The wind built up in the trees. Like bellows, a gale was inhaled into the darkness of the forest behind me before blowing through the thicket, swaying the pines like hair on the back of my arm. But the winds did not chill me. In some mysterious way, it filled me with a presence of love that I had not felt in the catacombs of my heart — a feeling of peace and fellowship. As an only child, it is difficult to express the loneliness that comes from being the only person your age in a home, much more the only kid in your neighborhood, much more one who marches to the sound of a different drum. I was different, I was anxious, I was unaffirmed. Until this moment, I had not felt at home in my skin.

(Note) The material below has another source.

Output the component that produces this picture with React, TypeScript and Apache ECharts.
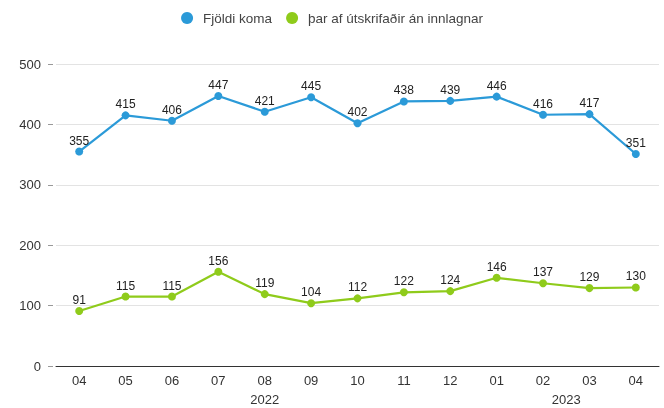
import React, { useEffect, useRef } from "react";
import * as echarts from "echarts";

const months = ["04", "05", "06", "07", "08", "09", "10", "11", "12", "01", "02", "03", "04"];
const years = ["2022", "2023"];
const yearSpans = [[0, 8], [9, 12]];
const visits = [355, 415, 406, 447, 421, 445, 402, 438, 439, 446, 416, 417, 351];
const discharged = [91, 115, 115, 156, 119, 104, 112, 122, 124, 146, 137, 129, 130];
const seriesNames = ["Fjöldi koma", "þar af útskrifaðir án innlagnar"];
const yTicks = { min: 0, max: 500, interval: 100 };

const FONT = "'Liberation Sans', Arial, sans-serif";
const BLUE = "#2b9ad8";
const GREEN = "#8fcb1b";

export default function App() {
  const ref = useRef<HTMLDivElement>(null);
  useEffect(() => {
    const chart = echarts.init(ref.current!, null, { renderer: "svg" });
    const mk = (name: string, data: number[], color: string) => ({
      name,
      type: "line",
      data,
      symbol: "circle",
      symbolSize: 8,
      lineStyle: { color, width: 2.2 },
      itemStyle: { color },
      label: {
        show: true,
        position: "top",
        distance: 1,
        color: "#222",
        fontSize: 12,
        fontFamily: FONT,
      },
    });
    chart.setOption({
      animation: false,
      textStyle: { fontFamily: FONT },
      legend: {
        top: 6,
        left: "center",
        icon: "circle",
        itemWidth: 12,
        itemHeight: 12,
        itemGap: 14,
        textStyle: { color: "#444", fontSize: 13.5, fontFamily: FONT, padding: [0, 0, 0, 5] },
        data: seriesNames,
      },
      grid: { left: 56, right: 5, top: 64, bottom: 42, containLabel: false },
      xAxis: {
        type: "category",
        data: months,
        boundaryGap: true,
        axisLine: { lineStyle: { color: "#333", width: 1 } },
        axisTick: { show: false },
        axisLabel: { color: "#333", fontSize: 13, margin: 8, fontFamily: FONT },
      },
      yAxis: {
        type: "value",
        min: yTicks.min,
        max: yTicks.max,
        interval: yTicks.interval,
        offset: 3,
        axisLine: { show: false },
        axisTick: { show: true, length: 5, inside: false, lineStyle: { color: "#999" } },
        axisLabel: { color: "#333", fontSize: 13, margin: 12, fontFamily: FONT },
        splitLine: { lineStyle: { color: "#e3e3e3", width: 1 } },
      },
      series: [mk(seriesNames[0], visits, BLUE), mk(seriesNames[1], discharged, GREEN)],
    });
    const yPix = chart.convertToPixel({ yAxisIndex: 0 }, 0) as number;
    const graphics = years.map((y, i) => {
      const [a, b] = yearSpans[i];
      const xa = chart.convertToPixel({ xAxisIndex: 0 }, a) as number;
      const xb = chart.convertToPixel({ xAxisIndex: 0 }, b) as number;
      return {
        type: "text",
        x: (xa + xb) / 2,
        y: yPix + 33,
        style: {
          text: y,
          fill: "#333",
          fontSize: 13,
          fontFamily: FONT,
          align: "center",
          verticalAlign: "middle",
        },
      };
    });
    chart.setOption({ graphic: graphics });
    return () => chart.dispose();
  }, []);
  return <div ref={ref} style={{ width: 664, height: 408, position: "fixed", left: 0, top: 0 }} />;
}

It would take me graduating high school to begin listening to the question I was being encouraged to ask when I was alone with my thoughts. When looking back on this time of my life, people saw the calling coming to the surface. Often, those called are the last to hear it, much less see it. I served at camps and as a youth director, but I had not yet felt the worthiness of such a distinguished vocation as pastor. I struggled with my inadequacies, all of which were plain for me to see, inadequacies that I felt disqualified me. But my friend — not yet my wife — spoke to me amid the loud doubts. “Everyone sins,” she said, “you’re not disqualified because you’ve made mistakes.” Flames crackled as they wrapped around the logs within the fire ring outside my family home. The lake was auburn glass at sunset, and I felt the familiar and quickening comfort that, for me, now had a face.
I have grown to see that worthiness mirrored in my marriage and through the working friendships I’ve made at the Wesley Foundation of Kalamazoo. In 2013, I moved to Western Michigan University to pursue degrees in creative writing and communication studies. Within a few weeks of moving into the Wesley Intentional Living Community on campus, I found myself questioning this call more intentionally, and something caught alight. Bathed in opportunities to grow, I found myself quickly transforming into a leader of the church who would later go on to seminary and then become an ordained elder in The United Methodist Church, the tradition that held me throughout my youth and into adulthood, that allowed me to question and explore, that allowed me to struggle safely. Ours is a special tradition that emphasizes the journey of becoming.
With the love of my wife, family, friends, mentors, and all the saints behind them, I am here. I exist on purpose; I was willed into life by the desires of others. A lonely boy is now caught up in the whirling of God’s universe, surrounded by ancestors of faith, enriched by the authentic joy of those around him. The risk has always been clear: You may fall in love with this world and the people who occupy it; you may just find everything you’ve ever looked for. And haven’t I?